### State tests are asking students to give a written explanation of how problems are solved using precise language. This is big work and the sooner we get students started the better.

### If students do the work, they are more likely to explain it, if they can explain it, they can write it.

I have found that when students use their prior knowledge to solve a problem it makes more sense to them than if they are copying someone else’s procedure. Using prior knowledge to solve problems empowers students to be independent problem solvers and it also empowers students with the tools they need to talk about their work.

When working in classrooms, my first question to students is almost always, “Can you point to your work and explain what you did?” This teaching move is subtle, but effective. It requires students to closely examine their work, explain what they did, and why they did it. Students orally rehearsing their process makes class presentations go smoother and it paves the way for writing to occur. Giving students multiple opportunities to orally rehearse their process for solving a problem, helps to solidify and clarify their thinking before writing it down in words.

When you notice that a student is done solving a problem, ask them to point to their work and explain what they did. Then, ask them to write what they said down. This may be challenging at first. Many students are resistant to writing about math, especially the students who have memorized the facts or can calculate numbers quickly in their minds. As important as it is to solve a problem, it is equally important to be able to communicate one’s thinking to others.

The ability to use words to articulate oneself is often an underdeveloped skill in students. For many students, the majority of their class time is spent listening to an instructor, perhaps nodding along, or taking notes in a journal. Students rarely get the opportunity to participate in conversations about mathematics. Students spend a lot of their time responding with one word or short answers, or listening to more confident and talkative students share their ideas. Limited opportunities to talk impacts students’ ability to process new information, practice their conversational skills, use academic language, and it also limits the ability of teachers to assess the needs of their students.

### Create a whole class written explanation of a mathematical model.

Some students are ready to begin writing about math before others. If I see a student is done solving problems quickly, I invite them to begin writing. The remainder of the class may need a little more support with getting started. When this is the case, we do a whole class math writing model.

I begin by writing a relatively simple equation up on the board (the numbers depend on the grade level). Consider the equation 53 + 26 = __. First, I solve the problem step by step in front of the class:

53 = 50+ 3

26 = 20 + 6

50 + 20 = 70

3 + 6 = 9

70 + 9 = 79

I then ask the class to turn and talk about what they saw me do first. After a few moments of discussion, I ask for volunteers to explain what I did first. After we arrive at a general consensus, I write down my first step. We continue to discuss what I did step by step (we turn and talk, come to a general consensus, script the next step). This anchor chart remains up on the wall for all to see. After repeating this process over the course of a few days, more and more students are prepared to write about their own work using the words first, next, then, and last.

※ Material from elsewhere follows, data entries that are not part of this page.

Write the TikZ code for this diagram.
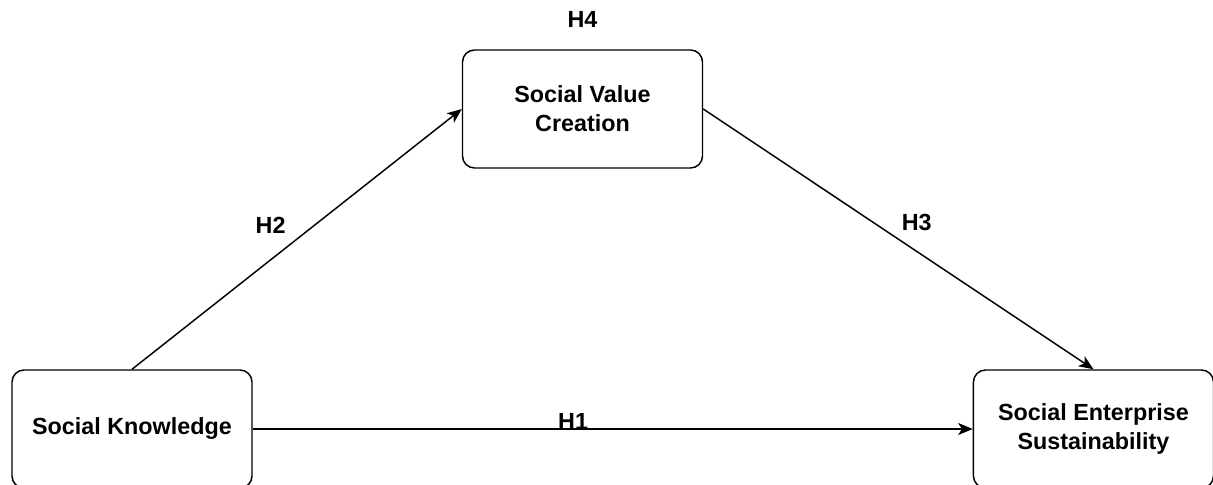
\documentclass[tikz,border=0pt]{standalone}
\usepackage{fontspec}
\setmainfont{Liberation Sans}
\usepackage{tikz}
\usetikzlibrary{
  positioning,
  arrows.meta
}
\tikzset{
  >={Stealth[length=11pt, width=9pt, inset=3pt]},
  every node/.style={font=\bfseries\fontsize{17.5}{21.75}\selectfont},
  construct/.style={draw, line width=1.1pt, rounded corners=9pt, align=center,
    minimum width=180pt, minimum height=88.5pt},
  hypo/.style={inner sep=2pt},
  link/.style={->, line width=1.1pt}
}

\begin{document}
\begin{tikzpicture}[x=0.75pt, y=-0.75pt]
    \useasboundingbox (0,0) rectangle (1213,485);

    \node[construct] (sk) at (132,429) {Social Knowledge};
    \node[construct] (svc) at (582.5,109) {Social Value\\Creation};
    \node[construct, right=540pt of sk] (ses) {Social Enterprise\\Sustainability};
    \node[hypo, above=14pt of svc] (h4) {H4};

    \draw[link] (sk.north) -- node[hypo, above left=2pt and 6pt]{H2} (svc.west);
    \draw[link] (svc.east) -- node[hypo, above right=4pt and 0pt]{H3} (ses.north);
    \draw[link] (sk.east) -- node[hypo, pos=0.445, anchor=base, inner sep=0pt]{H1} (ses.west);
  \end{tikzpicture}
\end{document}
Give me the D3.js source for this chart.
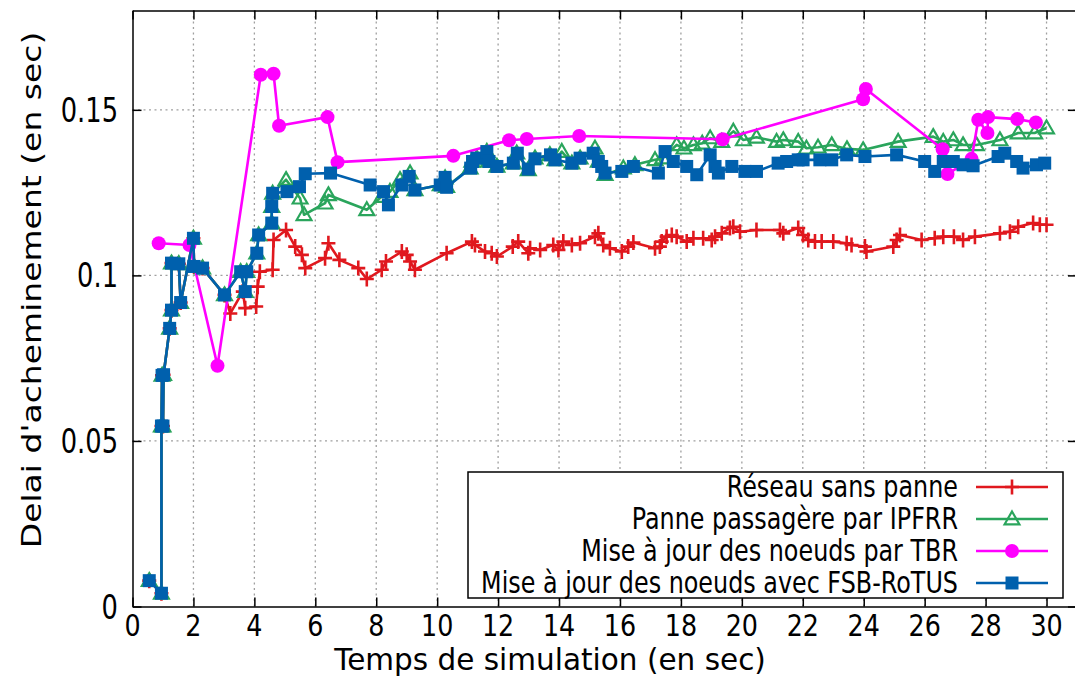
<!DOCTYPE html>
<html>
<head>
<meta charset="utf-8">
<script src="https://cdn.jsdelivr.net/npm/d3@7"></script>
<style>
  html, body { margin: 0; padding: 0; background: #fff; }
  svg { display: block; }
  text { font-family: "DejaVu Sans", sans-serif; fill: #000; }
</style>
</head>
<body>
<svg id="chart" width="1075" height="678"></svg>
<script>
// Délai d'acheminement mesuré [temps (s), délai (s)]
const reseauSansPanne = [
  [0.55,0.0078],[0.95,0.0040],[0.95,0.0545],[0.97,0.0698],[1.0,0.0545],[1.02,0.0700],
  [1.22,0.0840],[1.28,0.0895],[1.28,0.1037],[1.52,0.1035],[1.58,0.0918],[2.0,0.1112],
  [2.02,0.1027],[2.3,0.1022],[3.02,0.0941],[3.21,0.0885],[3.62,0.0951],[3.70,0.0901],
  [4.06,0.0906],[4.11,0.0966],[4.18,0.1011],[4.6,0.1017],[4.63,0.1107],[5.04,0.1137],
  [5.34,0.1087],[5.56,0.1062],[5.67,0.1022],[6.32,0.1052],[6.43,0.1097],[6.79,0.1047],
  [7.41,0.1022],[7.69,0.0989],[8.18,0.1017],[8.32,0.1042],[8.84,0.1072],[9.0,0.1062],
  [9.11,0.1042],[9.27,0.1017],[10.31,0.1067],[11.14,0.1102],[11.24,0.1092],[11.57,0.1072],
  [11.79,0.1067],[11.96,0.1057],[12.48,0.1087],[12.66,0.1102],[12.99,0.1067],[13.05,0.1082],
  [13.38,0.1077],[13.81,0.1092],[13.98,0.1077],[14.14,0.1102],[14.42,0.1092],[14.69,0.1097],
  [15.18,0.1117],[15.29,0.1127],[15.45,0.1092],[15.67,0.1082],[16.06,0.1072],[16.27,0.1087],
  [16.44,0.1099],[17.15,0.1082],[17.31,0.1087],[17.37,0.1102],[17.53,0.1117],[17.7,0.1122],
  [17.86,0.1117],[18.19,0.1102],[18.41,0.1112],[18.73,0.1112],[19.01,0.1107],[19.12,0.1117],
  [19.34,0.1127],[19.61,0.1143],[19.72,0.1147],[19.94,0.1132],[20.48,0.1137],[21.25,0.1137],
  [21.36,0.1127],[21.85,0.1143],[22.01,0.1122],[22.18,0.1107],[22.4,0.1102],[22.62,0.1102],
  [23.0,0.1102],[23.44,0.1097],[23.6,0.1092],[24.04,0.1087],[24.09,0.1072],[24.97,0.1087],
  [25.08,0.1107],[25.19,0.1122],[25.9,0.1107],[26.33,0.1112],[26.61,0.1117],[26.96,0.1117],
  [27.26,0.1107],[27.65,0.1117],[28.47,0.1127],[28.8,0.1132],[29.07,0.1147],[29.56,0.1158],
  [29.78,0.1153],[30.0,0.1153]
];

const panneIPFRR = [
  [0.55,0.0078],[0.95,0.0040],[0.95,0.0545],[0.97,0.0698],[1.0,0.0545],[1.02,0.0700],
  [1.22,0.0840],[1.28,0.0895],[1.28,0.1037],[1.52,0.1035],[1.58,0.0918],[2.0,0.1112],
  [2.02,0.1027],[2.3,0.1022],[3.02,0.0941],[3.55,0.1011],[3.70,0.0951],[3.75,0.1011],
  [4.08,0.1067],[4.14,0.1122],[4.57,0.1158],[4.57,0.1208],[4.60,0.1248],[5.04,0.1289],
  [5.5,0.1233],[5.63,0.1183],[6.32,0.1218],[6.43,0.1243],[7.69,0.1198],[8.18,0.1238],
  [8.45,0.1253],[8.78,0.1289],[9.11,0.1309],[9.27,0.1258],[10.1,0.1273],[10.26,0.1294],
  [10.31,0.1268],[11.08,0.1324],[11.14,0.1344],[11.3,0.1354],[11.63,0.1374],[11.68,0.1344],
  [11.96,0.1329],[12.5,0.1339],[12.61,0.1369],[12.99,0.1319],[13.21,0.1354],[13.7,0.1364],
  [13.87,0.1349],[14.09,0.1374],[14.42,0.1339],[14.69,0.1354],[15.18,0.1384],[15.29,0.1344],
  [15.51,0.1304],[16.11,0.1324],[16.49,0.1334],[17.15,0.1349],[17.4,0.1354],[17.86,0.1394],
  [18.1,0.1384],[18.41,0.1394],[18.7,0.1399],[18.96,0.1415],[19.34,0.1404],[19.72,0.1435],
  [20.05,0.1409],[20.48,0.1417],[21.14,0.1404],[21.36,0.1409],[21.85,0.1404],[22.12,0.1384],
  [22.5,0.1387],[22.95,0.1394],[23.45,0.1382],[23.98,0.1379],[25.13,0.1404],[26.28,0.1419],
  [26.61,0.1404],[26.94,0.1409],[27.26,0.1394],[27.7,0.1394],[28.47,0.1409],[29.07,0.1430],
  [29.61,0.1430],[30.0,0.1445]
];

const miseAJourTBR = [
  [0.86,0.1097],[1.87,0.1092],[2.79,0.0727],[4.21,0.1606],[4.63,0.1609],[4.81,0.1452],
  [6.4,0.1478],[6.73,0.1342],[10.53,0.1361],[12.36,0.1408],[12.94,0.1412],[14.66,0.1421],
  [19.37,0.1411],[23.98,0.1532],[24.07,0.1563],[26.59,0.1381],[26.75,0.1306],[27.54,0.1352],
  [27.76,0.1470],[28.06,0.1430],[28.08,0.1478],[29.04,0.1472],[29.65,0.1462]
];

const miseAJourFSB = [
  [0.55,0.0078],[0.95,0.0040],[0.95,0.0545],[0.97,0.0698],[1.0,0.0545],[1.02,0.0700],
  [1.22,0.0840],[1.28,0.0895],[1.28,0.1037],[1.52,0.1035],[1.58,0.0918],[2.0,0.1112],
  [2.02,0.1027],[2.3,0.1022],[3.02,0.0941],[3.55,0.1011],[3.70,0.0951],[3.75,0.1011],
  [4.08,0.1067],[4.14,0.1122],[4.57,0.1158],[4.57,0.1208],[4.60,0.1248],[5.07,0.1253],
  [5.48,0.1268],[5.67,0.1307],[6.5,0.1309],[7.8,0.1273],[8.24,0.1253],[8.4,0.1213],
  [8.84,0.1273],[9.08,0.1299],[9.27,0.1258],[10.1,0.1273],[10.26,0.1296],[10.31,0.1266],
  [11.1,0.1324],[11.16,0.1344],[11.3,0.1354],[11.63,0.1374],[11.7,0.1344],[11.96,0.1329],
  [12.5,0.1339],[12.63,0.1369],[12.99,0.1321],[13.21,0.1352],[13.72,0.1364],[13.87,0.1349],
  [14.42,0.1339],[14.69,0.1354],[15.12,0.1369],[15.29,0.1344],[15.4,0.1329],[15.51,0.1309],
  [16.06,0.1314],[16.44,0.1329],[17.26,0.1309],[17.48,0.1374],[17.75,0.1344],[18.19,0.1329],
  [18.52,0.1304],[18.96,0.1364],[19.12,0.1329],[19.23,0.1309],[19.67,0.1329],[20.1,0.1314],
  [20.48,0.1314],[21.19,0.1339],[21.47,0.1344],[21.85,0.1349],[22.01,0.1349],[22.56,0.1349],
  [22.95,0.1349],[23.44,0.1364],[24.04,0.1359],[25.08,0.1364],[26.0,0.1344],[26.33,0.1314],
  [26.61,0.1344],[26.94,0.1344],[27.26,0.1334],[27.59,0.1331],[28.41,0.1359],[28.63,0.1369],
  [29.02,0.1344],[29.23,0.1324],[29.67,0.1334],[29.94,0.1339]
];

const seriesNames = [
  "Réseau sans panne",
  "Panne passagère par IPFRR",
  "Mise à jour des noeuds par TBR",
  "Mise à jour des noeuds avec FSB-RoTUS"
];
const seriesColors = ["#e0181e", "#2aa55c", "#ff00ff", "#0060ad"];
const seriesSymbols = ["plus", "triangle", "circle", "square"];

const xTicks = d3.range(0, 31, 2);
const yTicks = [0, 0.05, 0.1, 0.15];
const yTickLabels = ["0", "0.05", "0.1", "0.15"];

const plot = { left: 132.5, right: 1077, top: 10.5, bottom: 606.5 };
const squeeze = 0.78;   // horizontal text compression

const svg = d3.select("#chart");
const x = d3.scaleLinear().domain([0, 31]).range([plot.left, plot.right]);
const y = d3.scaleLinear().domain([0, 0.18]).range([plot.bottom, plot.top]);

// grid
const grid = svg.append("g").attr("stroke", "#a0a0a0").attr("stroke-width", 1.3)
  .attr("stroke-dasharray", "2,3.5");
grid.selectAll("line.gx").data(xTicks.filter(t => t > 0)).join("line")
  .attr("x1", d => x(d)).attr("x2", d => x(d)).attr("y1", plot.top).attr("y2", plot.bottom);
grid.selectAll("line.gy").data(yTicks.filter(t => t > 0)).join("line")
  .attr("y1", d => y(d)).attr("y2", d => y(d)).attr("x1", plot.left).attr("x2", plot.right);

// axes with inward ticks, mirrored on the opposite sides
const tickLen = 9;
const axisBottom = d3.axisBottom(x).tickValues(xTicks).tickSizeInner(-tickLen).tickSizeOuter(0).tickFormat("");
const axisTop = d3.axisTop(x).tickValues(xTicks).tickSizeInner(-tickLen).tickSizeOuter(0).tickFormat("");
const axisLeft = d3.axisLeft(y).tickValues(yTicks).tickSizeInner(-tickLen).tickSizeOuter(0).tickFormat("");
const axisRight = d3.axisRight(y).tickValues(yTicks).tickSizeInner(-tickLen).tickSizeOuter(0).tickFormat("");

function styleAxis(g) {
  g.selectAll("path.domain").attr("stroke", "#000").attr("stroke-width", 1.5);
  g.selectAll(".tick line").attr("stroke", "#000").attr("stroke-width", 1.5);
}
svg.append("g").attr("transform", `translate(0,${plot.bottom})`).call(axisBottom).call(styleAxis);
svg.append("g").attr("transform", `translate(0,${plot.top})`).call(axisTop).call(styleAxis);
svg.append("g").attr("transform", `translate(${plot.left},0)`).call(axisLeft).call(styleAxis);
svg.append("g").attr("transform", `translate(${plot.right},0)`).call(axisRight).call(styleAxis);

// tick labels
svg.append("g").selectAll("text").data(xTicks).join("text")
  .attr("transform", d => `translate(${x(d)},${636}) scale(0.82,1)`)
  .attr("text-anchor", "middle").attr("font-size", 31)
  .text(d => d);
svg.append("g").selectAll("text").data(yTicks).join("text")
  .attr("transform", d => `translate(118,${y(d) + 12}) scale(${squeeze},1)`)
  .attr("text-anchor", "end").attr("font-size", 33)
  .text((d, i) => yTickLabels[i]);

// axis titles
svg.append("text")
  .attr("transform", `translate(550,${670}) scale(1.0,1)`)
  .attr("text-anchor", "middle").attr("font-size", 29.5)
  .text("Temps de simulation (en sec)");
svg.append("text")
  .attr("transform", `translate(41,${290}) rotate(-90) scale(1,${squeeze})`)
  .attr("text-anchor", "middle").attr("font-size", 33)
  .text("Delai d'acheminement (en sec)");

// marker drawing
function drawMarker(sel, kind, color) {
  if (kind === "plus") {
    sel.append("path").attr("d", "M-7,0H7M0,-7.5V7.5")
      .attr("stroke", color).attr("stroke-width", 2.6).attr("fill", "none");
  } else if (kind === "triangle") {
    sel.append("path").attr("d", d3.symbol(d3.symbolTriangle, 95)())
      .attr("transform", "translate(0,1)")
      .attr("stroke", color).attr("stroke-width", 2.2).attr("fill", "none");
  } else if (kind === "circle") {
    sel.append("circle").attr("r", 7).attr("fill", color);
  } else {
    sel.append("rect").attr("x", -6.5).attr("y", -6.5).attr("width", 13).attr("height", 13).attr("fill", color);
  }
}

const allSeries = [reseauSansPanne, panneIPFRR, miseAJourTBR, miseAJourFSB];
const line = d3.line().x(d => x(d[0])).y(d => y(d[1]));

allSeries.forEach((data, i) => {
  const g = svg.append("g");
  g.append("path").datum(data).attr("d", line)
    .attr("fill", "none").attr("stroke", seriesColors[i]).attr("stroke-width", 2.6)
    .attr("stroke-linejoin", "round");
  g.selectAll("g.pt").data(data).join("g")
    .attr("transform", d => `translate(${x(d[0])},${y(d[1])})`)
    .each(function () { drawMarker(d3.select(this), seriesSymbols[i], seriesColors[i]); });
});

// legend
const legend = svg.append("g");
legend.append("rect").attr("x", 468).attr("y", 472).attr("width", 595).attr("height", 126)
  .attr("fill", "#fff").attr("stroke", "#000").attr("stroke-width", 1.5);
const rowY = [487, 519, 551, 583];
seriesNames.forEach((name, i) => {
  legend.append("text")
    .attr("transform", `translate(958,${rowY[i] + 10}) scale(0.795,1)`)
    .attr("text-anchor", "end").attr("font-size", 30)
    .text(name);
  legend.append("line").attr("x1", 976).attr("x2", 1048).attr("y1", rowY[i]).attr("y2", rowY[i])
    .attr("stroke", seriesColors[i]).attr("stroke-width", 2.6);
  const m = legend.append("g").attr("transform", `translate(1012,${rowY[i]})`);
  drawMarker(m, seriesSymbols[i], seriesColors[i]);
});
</script>
</body>
</html>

### Be ready to refine and revise your writing.

My first goal with mathematical writing is to get something on the paper. If I can get students to write something on the paper, I can always get them to add on to their writing or refine it in some way, but first I’ve got to get something on paper.

If a student writes, “*I used tools*.” I ask them to add in which type of tool they used.

If a student writes,* “I cut up the pieces*.” I ask them what mathematical term also means cut up (divided). After that I expect the student to use the word divided as opposed to cut up.

If a student writes, *“First, I decomposed 5 into 2 and 3.”* I ask them to write down why they did that. “*I decomposed 5 into 2 and 3 because 2 + 3 is equal to five.” *

I also frequently revise my own writing in front of the class by adding on or changing just one thing so that they see that all writing can be improved upon. I am always looking at what each student can currently do and then giving them specific individualized prompts to help clarify and elevate their writing. By the end of the year, you should have masterpieces.

### Lastly, one of my favorite things to suggest for homework is analyzing the work of others.

Once a week, I select one student’s work. I remove the name and photocopy enough pages for the entire class. The class is instructed to analyze the student’s work and write a paragraph explaining the student’s strategy. This process is beneficial for multiple reasons: 1) since it is a problem that all students have seen before they get the chance to closely analyze the work of someone else and see mathematics from a different perspective, 2) if there is a strategy or idea you are hoping others will try, this is the perfect opportunity tointroduce it, 3) if a student has to explain another student’s work, then they really have to understand it, 4) parents can not interfere with the process or teach a procedure for it too soon, since the focus is on analyzing and explaining, 5) students are excited when their work is shared, 6) you do not have to create any extra work, the students do it for you.